Uber, the largest taxi company in the world but does not own any cabs, runs a network of private car owners who allow their cars to be hired out as taxis. By use of an app on their smart phone, users can summon a car to wherever they are to ferry them to wherever they wish. Fares are often time as little as a third of what the old special hire drivers (where are they these days?) were charging for comparable routes.

Uber earns 25 percent of the driver’s fare, leaving fuelling and servicing to the drivers. The drivers complain the Uber fees are too steep but for those who were previously special hire drivers acknowledge that they have so much more work to do than they used to previously.

For the car owners the trick is obviously to use the most fuel efficient car possible – the Platz, Bitz, Spacio and Raum are the best they say. For the drivers too it’s a game of strategy – what time to operate and where to be, to maximise work and benefit from company incentives. I learnt that after doing 40 rides a week they are entitled to incentive fees over and above what they earn from their passengers.

"How is the company able to keep fares so low? Obviously it helps that it does not have to manage a huge fleet – easily dozens of uber cars are criss crossing the city at any time of the day or night, drivers are paid according to how much they work so there are no wasted labour costs and their office an unassuming space in industrial area means those fixed costs are minimised. I imagine the major expense would be the software that bring sit all together...

Interestingly drivers are rated by their passengers and this could mean the difference between staying on as an Uber driver or not. On a scale of one-to-five if the driver falls below 4.4 average he can find himself locked out of the system, his service terminated.

The drivers too rate their passengers. The better your rating the more likely you will have little trouble drivers responding to your requests for a ride.

"On the one hand Uber allows drivers to link into a huge network of clients they would never have been able to build as independent operators. Foreign visitors to Uganda can use their Uber app to hail cabs here, so to speak...

The service has been in Kampala for about a year and it maybe early days to tell whether it is a viable model for this market. But it has worked in about 400 cities all over the world there should not be a reason why it cannot work here.

It is a harbinger of things to come not only for the transport industry but for business generally in Uganda, linked to the proliferation of ICT and more crucially the growing significance of data.

The Economist last week made the point that, “Data are to this century what oil was to the last one: a driver of growth and change. Flows of data have created new infrastructure, new businesses, new monopolies, new politics and—crucially—new economics. Digital information is unlike any previous resource; it is extracted, refined, valued, bought and sold in different ways.”
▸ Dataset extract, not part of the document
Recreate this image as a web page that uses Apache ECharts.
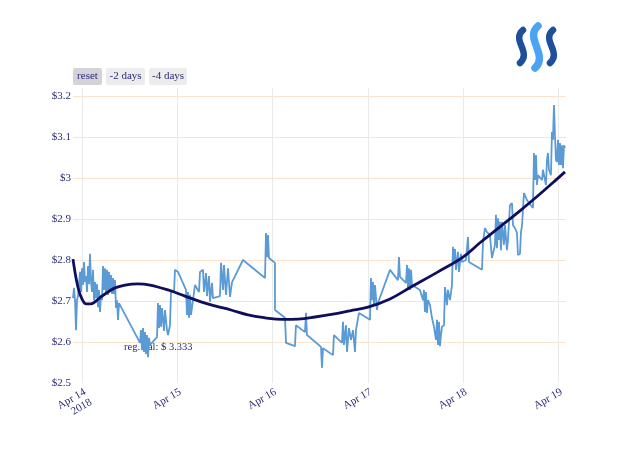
<!DOCTYPE html>
<html>
<head>
<meta charset="utf-8">
<script src="https://cdn.jsdelivr.net/npm/echarts@6/dist/echarts.min.js"></script>
<style>html,body{margin:0;padding:0;background:#fff}#c{width:640px;height:457px}</style>
</head>
<body>
<div id="c"></div>
<script>
// hours since Apr 14 2018 00:00
var priceHours = [-2.27,-2.01,-1.76,-1.51,-1.26,-1.01,-0.50,-0.25,0,0.25,0.50,0.76,1.01,1.26,1.51,1.76,2.01,2.27,2.52,2.77,3.02,3.27,3.53,3.78,4.03,4.28,4.53,4.78,5.04,5.29,5.54,5.79,6.04,6.30,6.55,6.80,7.05,7.30,7.56,7.81,8.06,8.31,8.56,8.81,9.07,9.32,
14.61,14.86,15.12,15.37,15.61,15.87,16.12,16.37,16.62,16.87,17.13,18.89,19.14,19.39,19.64,19.90,20.15,20.65,20.90,21.41,21.66,22.16,22.41,23.17,23.42,24.18,
26.19,26.44,26.70,26.95,27.20,27.45,27.95,28.46,29.47,29.72,30.47,30.72,31.23,31.48,31.98,32.24,32.74,32.99,34.75,35.01,35.51,35.76,36.26,36.77,37.27,37.78,40.55,
46.09,46.34,46.59,46.84,47.09,48.60,48.61,51.12,51.38,53.64,53.89,56.16,56.41,56.66,60.19,60.44,60.69,63.21,
63.46,65.48,65.73,65.98,66.49,66.74,67.24,67.74,68.25,68.75,69.00,69.76,72.53,72.78,73.03,73.29,73.54,73.79,74.29,74.54,77.57,79.58,79.83,80.09,81.60,81.85,82.10,82.35,82.60,82.86,83.11,
85.12,85.88,86.13,86.38,86.63,86.88,87.14,87.64,88.14,88.65,89.15,89.40,89.66,89.91,90.16,90.41,90.66,91.17,91.42,91.92,92.17,92.68,93.18,93.43,93.68,93.94,94.19,94.69,94.94,95.45,95.70,
96.71,97.21,97.46,100.74,100.99,101.49,101.99,102.75,103.25,104.01,104.26,104.51,104.77,105.02,105.27,105.52,105.77,106.28,106.53,107.03,107.28,107.79,108.29,108.54,109.05,109.55,109.80,110.31,110.56,110.81,111.31,112.07,
113.58,113.83,114.08,114.34,114.59,114.84,115.85,116.10,116.85,117.11,117.36,117.61,118.11,118.36,118.62,118.87,119.12,119.37,119.62,119.88,120.13,120.38,120.63,120.88,121.14,121.39,121.64];
var priceValues = [2.707,2.732,2.702,2.629,2.702,2.712,2.771,2.722,2.780,2.739,2.795,2.746,2.761,2.722,2.785,2.741,2.815,2.746,2.722,2.776,2.702,2.746,2.707,2.741,2.685,2.727,2.673,2.715,2.702,2.785,2.727,2.780,2.720,2.776,2.715,2.771,2.722,2.763,2.717,2.756,2.717,2.751,2.683,2.702,2.654,2.695,
2.598,2.629,2.580,2.634,2.576,2.624,2.571,2.617,2.563,2.610,2.593,2.612,2.695,2.634,2.690,2.637,2.683,2.627,2.678,2.629,2.617,2.641,2.722,2.722,2.776,2.771,
2.727,2.666,2.722,2.659,2.715,2.666,2.702,2.739,2.722,2.771,2.776,2.722,2.768,2.712,2.761,2.698,2.744,2.707,2.712,2.793,2.727,2.788,2.715,2.780,2.710,2.746,2.800,
2.756,2.866,2.807,2.861,2.805,2.793,2.678,2.659,2.598,2.590,2.641,2.624,2.671,2.617,2.588,2.537,2.585,2.568,
2.617,2.598,2.649,2.593,2.641,2.576,2.634,2.605,2.629,2.576,2.629,2.671,2.654,2.756,2.702,2.746,2.690,2.739,2.678,2.695,2.776,2.751,2.807,2.759,2.744,2.788,2.732,2.780,2.727,2.776,2.739,
2.727,2.702,2.727,2.673,2.722,2.671,2.702,2.690,2.659,2.637,2.605,2.654,2.593,2.649,2.590,2.617,2.637,2.641,2.734,2.690,2.727,2.702,2.739,2.832,2.795,2.827,2.776,2.820,2.771,2.815,2.795,
2.800,2.856,2.795,2.776,2.844,2.878,2.868,2.861,2.805,2.837,2.910,2.829,2.902,2.849,2.893,2.824,2.893,2.837,2.885,2.824,2.849,2.934,2.939,2.885,2.878,2.866,2.812,2.815,2.868,2.883,2.963,2.946,
2.927,3.061,2.995,3.056,2.983,3.007,2.995,3.020,2.983,3.044,3.061,3.020,3.007,3.112,3.093,3.178,3.105,3.044,3.039,3.093,3.032,3.085,3.032,3.080,3.024,3.080,3.073];

var regHours = [-2.27,-1.51,-0.76,0,1.01,2.27,3.53,4.78,6.55,8.31,10.83,14.10,17.13,21.66,25.94,29.97,33.49,37.52,41.81,46.09,50.37,54.40,58.68,63.21,67.49,72.03,77.57,82.86,89.66,95.95,100.23,105.27,110.30,115.34,119.12,121.64];
var regValues = [2.802,2.756,2.724,2.705,2.693,2.693,2.700,2.710,2.722,2.732,2.739,2.742,2.739,2.727,2.712,2.698,2.688,2.678,2.666,2.659,2.655,2.656,2.661,2.668,2.676,2.685,2.705,2.734,2.771,2.807,2.842,2.881,2.920,2.961,2.993,3.015];

var tickHours = [0,24,48,72,96,120];
var tickLabels = ['Apr 14\n2018','Apr 15','Apr 16','Apr 17','Apr 18','Apr 19'];
var buttonLabels = ['reset','-2 days','-4 days'];
var annotationText = 'reg. val: $ 3.333';

var txt = '#2b2b7b';
var font = 'Liberation Serif';

function pairs(xs, ys){ var o=[]; for(var i=0;i<xs.length;i++) o.push([xs[i], ys[i]]); return o; }

var chart = echarts.init(document.getElementById('c'), null, {renderer:'canvas'});

var btnX = [73,106,149], btnW = [29,39,38];
var graphics = [];
buttonLabels.forEach(function(l,i){
  graphics.push({type:'rect', shape:{x:btnX[i], y:68, width:btnW[i], height:17, r:2},
    style:{fill: i===0 ? '#d4d4d8' : '#ececec'}});
  graphics.push({type:'text', x:btnX[i]+btnW[i]/2, y:76.5,
    style:{text:l, fill:txt, font:'11px "'+font+'"', align:'center', verticalAlign:'middle'}});
});
graphics.push({type:'text', x:124, y:347, z:1,
  style:{text:annotationText, fill:txt, font:'10.5px "'+font+'"', verticalAlign:'middle'}});
// logo
var strokes = [
  {p:[523,30,511,40,532,52,520,63], c:'#1f4f9a', w:6.5},
  {p:[538,26,524,38,549,55,535,68], c:'#4ba3f2', w:7.5},
  {p:[553,30,541,40,562,52,550,63], c:'#1f4f9a', w:6.5}
];
strokes.forEach(function(s){
  graphics.push({type:'bezierCurve', shape:{x1:s.p[0],y1:s.p[1],cpx1:s.p[2],cpy1:s.p[3],cpx2:s.p[4],cpy2:s.p[5],x2:s.p[6],y2:s.p[7]},
    style:{stroke:s.c, lineWidth:s.w, fill:null, lineCap:'round'}});
});

chart.setOption({
  animation:false,
  backgroundColor:'#fff',
  grid:{left:73, right:74, top:88, bottom:74, containLabel:false},
  xAxis:{
    type:'value', min:-2.27, max:121.9,
    axisLine:{show:false}, axisTick:{show:false, customValues:tickHours},
    axisLabel:{customValues:tickHours, rotate:30, margin:3, verticalAlign:'top', color:txt, fontFamily:font, fontSize:11, lineHeight:12,
      formatter:function(v){ var i=tickHours.indexOf(Math.round(v)); return i>=0?tickLabels[i]:''; }},
    splitLine:{show:true, lineStyle:{color:'#eaeaea', width:1}}
  },
  yAxis:{
    type:'value', min:2.5, max:3.2195, interval:0.1,
    axisLine:{show:false}, axisTick:{show:false},
    axisLabel:{margin:2, color:txt, fontFamily:font, fontSize:11, showMaxLabel:false,
      formatter:function(v){ return '$' + (Math.round(v*10)/10); }},
    splitLine:{show:true, showMinLine:false, showMaxLine:false, lineStyle:{color:'#fce4cc', width:1}}
  },
  graphic:graphics,
  series:[
    {type:'line', data:pairs(priceHours, priceValues), showSymbol:false, symbol:'none',
      lineStyle:{color:'#5b9bd5', width:1.8}, z:3},
    {type:'line', data:pairs(regHours, regValues), showSymbol:false, symbol:'none', smooth:0.4,
      lineStyle:{color:'#0e0e5c', width:2.8}, z:4}
  ]
});
</script>
</body>
</html>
The World Economic Forum (WEF) in projecting into the future of shopping, reported that  your regular supermarket will know your common purchases and have them delivered to your door step on a regular basis, its shelves will be stacked automatically, you will need not pay at the counter but an automatic debit to your account will be effected as you leave the store and for some items £D printers will generate them as soon as you order.

This is without factoring in that in the next decade or so more than half our shopping will be done online.

"If you are a businessman looking to the future these and many other trends surrounding data mean that one, your major expense will no longer be payroll but ICT; secondly that the sooner you adopt these new technologies either through your own resources but most likely by partnering with the generators of the technology is the longer you will remain relevant rather than be shunted to the side as the competition passes you by...

To compete maybe futile. It’s already happening. We are bypassing older supply chains and ordering our books, clothes, electronics, cars and even food online.

This will invariably increase economic activity because making purchases will be so much more convenient. The missing link in Uganda so far is to bring the credit market to interact with these new possibilities in commerce.

Last year it was reported that all mobile money platforms had a turnover of sh44trillion shillings or about half the GDP of Uganda and more than the national budget. A lot of this money was store away under our mattresses, in our socks or in our bras, now finds its way into the formal financial sector, and will have far reaching effects for the economy.

But if the local businessman is having to face existential questions spare a thought for the worker of future.

"The rule of the thumb seems to be on a scale where manual labour is on one side and knowledge work on the other, the more your work is manual than knowledge based is the extent to which that role will soon be extinct....

A few weeks ago Jack Ma, Founder of Ali Baba, one of the world’s largest online stores, said Artificial Intelligence (AI) – where computers use data to make human like decisions, will be disruptive and cause a lot of pain but the general economy, hopefully our general standard of living will be better for it.

Who knows I may not even need to own my own car in the future and be better off anyway!